The defining traits are surprisingly consistent across the space:

  • Micro-cap valuation: Total market cap often under $1 million at entry.
  • Thin liquidity: Easy to push price, equally easy to dump on.
  • Narrative hype: Meme, AI, RWA, GameFi — whatever is trending that week.
  • Extreme volatility: 80% drawdowns are routine, even on eventual "winners."

Calling a moonshot isn't really about fundamentals — there usually aren't any. It's about timing, attention, and — frankly — a heavy dose of luck. The playbook reads more like a poker tournament than a stock pitch.

Why Degens Keep Chasing Them Anyway

If 99% of moonshots fail, the math says chasing them is statistically idiotic. Yet fresh retail flow pours into low-cap tokens every single cycle. Why?

Because expectancy still works — barely. In a bull market, the few tokens that hit can pay for dozens that don't. A single $5,000 position turning into $500,000 covers the twenty other bets that quietly went to zero. This asymmetric payoff structure is what keeps degens glued to DexScreener at 3 a.m. with coffee-stained keyboards.

The dream isn't getting rich slowly. It's getting rich once, very fast, on a single trade.

There's also a social layer most beginners underestimate. Moonshot culture lives on X, Telegram, and Farcaster. Calling the next big runner earns status, followers, and — increasingly — paid group revenue. The game is as much about clout as it is about capital, which is why influencer calls move markets more than whitepapers ever will.

The Mechanics: How a Token Actually Moons

Understanding the plumbing makes you materially better at spotting what's real versus what's rug-meat.

The Launch Phase

Most moonshots debut on DEXs like Uniswap or PancakeSwap via bonding curves and launchpads — pump.fun on Solana being the canonical example of 2024. Early buyers get the cheapest price, and the smart contract handles initial liquidity provision. The first hours of trading almost always determine the eventual ceiling, because that's when volume and credibility peak together.

The Narrative Pump

If a KOL tweets about it, a CT influencer posts a chart, or a community catches fire on X, order books start thickening. Volume pulls in more volume. Charts go vertical. By the time mainstream finance media covers the move, the trade is essentially over and only bagholders remain.

The Liquidity Drain

Here's where most late entrants lose money. Insiders, snipers, and early whales eventually take profits. Liquidity thins out, slippage spikes, and the chart that printed a 50x in a week prints a 90% retrace the next.

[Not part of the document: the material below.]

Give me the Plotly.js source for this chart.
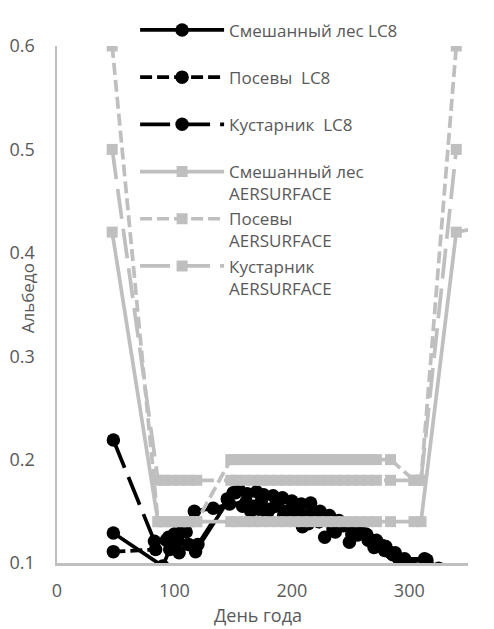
<!DOCTYPE html>
<html>
<head>
<meta charset="utf-8">
<script src="https://cdn.plot.ly/plotly-3.0.1.min.js"></script>
<style>
  html, body { margin: 0; padding: 0; background: #ffffff; }
  #chart { width: 494px; height: 629px; }
</style>
</head>
<body>
<div id="chart"></div>
<script>
// Landsat-8 (LC8) albedo by day of year
const mixedLC8Days = [48, 90, 96, 104, 112, 118, 150, 155, 162, 170, 176, 184, 192, 200, 208, 216, 224, 232, 240, 248, 256, 264, 272, 280, 288, 296, 313, 328];
const mixedLC8Vals = [0.129, 0.097, 0.113, 0.110, 0.118, 0.111, 0.168, 0.171, 0.167, 0.169, 0.166, 0.165, 0.163, 0.160, 0.157, 0.158, 0.150, 0.146, 0.141, 0.137, 0.132, 0.127, 0.122, 0.116, 0.110, 0.104, 0.104, 0.092];

const cropLC8Days = [48, 84, 93, 100, 107, 117, 133, 147, 161, 167, 174, 181, 188, 195, 202, 209, 216, 223, 230, 237, 244, 251, 258, 265, 272, 279, 286, 293, 300];
const cropLC8Vals = [0.111, 0.113, 0.122, 0.128, 0.132, 0.150, 0.153, 0.157, 0.159, 0.155, 0.160, 0.152, 0.157, 0.150, 0.152, 0.135, 0.148, 0.140, 0.141, 0.130, 0.136, 0.128, 0.130, 0.122, 0.118, 0.112, 0.108, 0.103, 0.099];

const shrubLC8Days = [48, 83, 95, 103, 110, 120, 145, 152, 158, 165, 172, 179, 186, 193, 200, 207, 214, 221, 228, 235, 242, 249, 256, 263, 270, 277, 284, 291, 298, 315, 325];
const shrubLC8Vals = [0.219, 0.121, 0.125, 0.121, 0.130, 0.118, 0.162, 0.168, 0.155, 0.150, 0.152, 0.148, 0.155, 0.146, 0.142, 0.148, 0.138, 0.145, 0.125, 0.133, 0.138, 0.120, 0.127, 0.128, 0.115, 0.117, 0.110, 0.104, 0.101, 0.103, 0.095];

// AERSURFACE seasonal albedo on the same calendar
const aerDays = [47, 86, 91, 98, 105, 112, 119, 148, 153, 160, 167, 174, 181, 188, 195, 202, 209, 216, 223, 230, 237, 244, 251, 258, 265, 272, 284, 304, 310, 340];
const mixedAerVals = [0.42, 0.14, 0.14, 0.14, 0.14, 0.14, 0.14, 0.14, 0.14, 0.14, 0.14, 0.14, 0.14, 0.14, 0.14, 0.14, 0.14, 0.14, 0.14, 0.14, 0.14, 0.14, 0.14, 0.14, 0.14, 0.14, 0.14, 0.14, 0.14, 0.42];
const mixedAerTailDay = [362];
const mixedAerTailVal = [0.425];
const cropAerVals = [0.60, 0.14, 0.14, 0.14, 0.14, 0.14, 0.14, 0.20, 0.20, 0.20, 0.20, 0.20, 0.20, 0.20, 0.20, 0.20, 0.20, 0.20, 0.20, 0.20, 0.20, 0.20, 0.20, 0.20, 0.20, 0.20, 0.20, 0.18, 0.18, 0.60];
const shrubAerVals = [0.50, 0.18, 0.18, 0.18, 0.18, 0.18, 0.18, 0.18, 0.18, 0.18, 0.18, 0.18, 0.18, 0.18, 0.18, 0.18, 0.18, 0.18, 0.18, 0.18, 0.18, 0.18, 0.18, 0.18, 0.18, 0.18, 0.18, 0.18, 0.18, 0.50];

const names = [
  'Смешанный лес LC8<br>\u00a0',
  'Посевы \u00a0LC8<br>\u00a0',
  'Кустарник \u00a0LC8<br>\u00a0',
  'Смешанный лес<br>AERSURFACE',
  'Посевы<br>AERSURFACE',
  'Кустарник<br>AERSURFACE'
];

const xTicks = [0, 100, 200, 300];
const yTicks = [0.1, 0.2, 0.3, 0.4, 0.5, 0.6];

const BLACK = '#000000';
const GRAY = '#bfbfbf';
const TEXT = '#595959';
const SHORT_DASH = '12px,5px';
const LONG_DASH = '30px,10px';

function lc8(x, y, name, dash) {
  return {
    x: x, y: y, name: name, type: 'scatter', mode: 'lines+markers',
    line: { color: BLACK, width: 3.7, dash: dash },
    marker: { color: BLACK, size: 13.5, symbol: 'circle' }
  };
}
function aer(x, y, name, dash) {
  return {
    x: x, y: y, name: name, type: 'scatter', mode: 'lines+markers',
    line: { color: GRAY, width: 3.7, dash: dash },
    marker: { color: GRAY, size: 11, symbol: 'square' }
  };
}

const mixedAer = aer(aerDays.concat(mixedAerTailDay), mixedAerVals.concat(mixedAerTailVal), names[3], 'solid');

const data = [
  lc8(mixedLC8Days, mixedLC8Vals, names[0], 'solid'),
  lc8(cropLC8Days, cropLC8Vals, names[1], SHORT_DASH),
  lc8(shrubLC8Days, shrubLC8Vals, names[2], LONG_DASH),
  mixedAer,
  aer(aerDays, cropAerVals, names[4], SHORT_DASH),
  aer(aerDays, shrubAerVals, names[5], LONG_DASH)
];

const FONT = 'Open Sans, sans-serif';

const layout = {
  width: 494, height: 629,
  margin: { l: 57, r: 26, t: 46, b: 66 },
  paper_bgcolor: '#ffffff',
  plot_bgcolor: '#ffffff',
  font: { family: FONT, size: 18, color: TEXT },
  showlegend: true,
  legend: {
    x: 0.19, y: 1.065, xanchor: 'left', yanchor: 'top',
    bgcolor: 'rgba(0,0,0,0)',
    font: { family: FONT, size: 17, color: TEXT },
    itemwidth: 84, valign: 'top', tracegroupgap: 0
  },
  xaxis: {
    range: [0, 350], tickvals: xTicks, ticktext: xTicks.map(String),
    showgrid: false, zeroline: false, showline: true,
    linecolor: GRAY, linewidth: 2.5, ticks: '',
    ticklabelstandoff: 10,
    tickfont: { family: FONT, size: 18, color: TEXT }
  },
  yaxis: {
    range: [0.1, 0.6], tickvals: yTicks, ticktext: yTicks.map(v => v.toFixed(1)),
    showgrid: false, zeroline: false, showline: true,
    linecolor: GRAY, linewidth: 2.5, ticks: '',
    ticklabelstandoff: 16,
    tickfont: { family: FONT, size: 18, color: TEXT }
  },
  annotations: [
    { text: 'День года', xref: 'paper', yref: 'paper', x: 0.488, y: -0.1,
      xanchor: 'center', yanchor: 'middle', showarrow: false,
      font: { family: FONT, size: 18, color: TEXT } },
    { text: 'Альбедо', xref: 'paper', yref: 'paper', x: -0.073, y: 0.512,
      xanchor: 'center', yanchor: 'middle', textangle: -90, showarrow: false,
      font: { family: FONT, size: 17, color: TEXT } }
  ]
};

Plotly.newPlot('chart', data, layout, { staticPlot: true, displayModeBar: false });
</script>
</body>
</html>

Exit timing isn't optional — it is the entire game.

How to Actually Play Moonshots Without Drowning

Surviving the moonshot meta requires treating it like poker, not like investing. Bankroll management beats chart-reading every single time.

  • Position sizing: Never risk more than 1–2% of your total stack on a single moonshot.
  • Pre-define your exit: Take partial profits at 2x, 5x, and 10x — don't wait for the top.
  • Inspect the contract: Look for renounced ownership, locked liquidity, and reasonable tokenomics.
  • Diversify your shots: Ten small bets almost always beat one "all-in" conviction trade.
  • Track the narrative cycle: AI, meme, RWA — rotate with the meta, not against it.

One overlooked tactic: watch the chart, not the chat. If price is flat while the Telegram is on fire with rocket emojis, something is probably off. Genuine demand shows up on the candles, not in the messages.

Key Takeaways

Moonshot crypto is the casino floor of the digital asset world — thrilling, occasionally generous, and mostly hostile to anyone who plays emotionally. The asymmetric upside is real, but the graveyard is also enormous. Approach it as a high-risk side bet funded with money you can genuinely afford to lose, not as a retirement plan.

Set rules before you click buy. Take profits on the way up instead of praying for one more leg. And remember the immortal line from every veteran trader who survived more than one cycle: the easiest money in crypto is the money you walk away with.